Transient Growth of Submesoscale Instabilities

Submesoscale instabilities are analyzed using a transient growth approach to determine the optimal perturbation for a rotating Boussinesq fluid subject to baroclinic and symmetric instabilities. We consider a base flow with uniform shear and stratification and compute the non-normal evolution of linear perturbations over finite-time in an ageostrophic, non-hydrostatic regime. Stone (1966, 1971) showed that the stability of the base flow to normal modes depends on the Rossby and Richardson numbers, with instabilities ranging from baroclinic modes (Ri >1) to symmetric (Ri < 1) and Kelvin-Helmholtz (Ri < 1/4) modes.  Non-normal transient growth at short time represents a faster mechanism for the energy growth of perturbations and may provide an energetic link between large-scale geostrophic flows and dissipation via submesoscale instabilities.
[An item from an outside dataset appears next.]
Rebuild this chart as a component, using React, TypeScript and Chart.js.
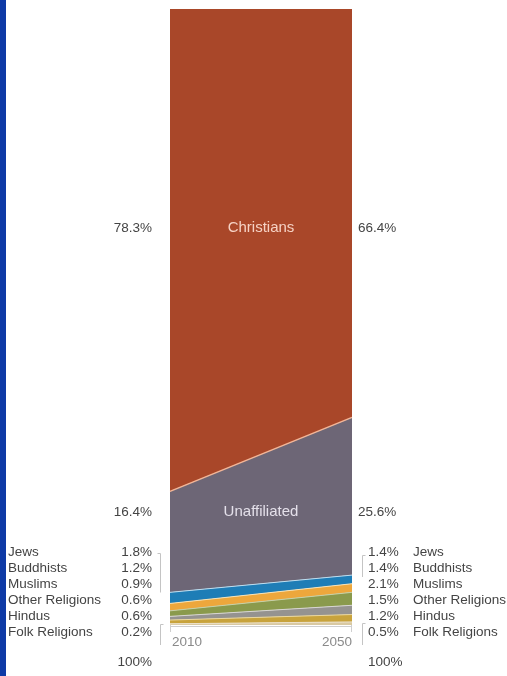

Here we consider two- and three-dimensional optimal perturbations by means of direct-adjoint iterations of the linearized Boussinesq Navier-Stokes equations to determine the form of the optimal perturbation and the optimal energy gain, and explore the mechanisms that contribute to the difference in energy transfer (horizontal buoyancy flux vs Reynolds stress) between short-term transient growth and long-term modal growth.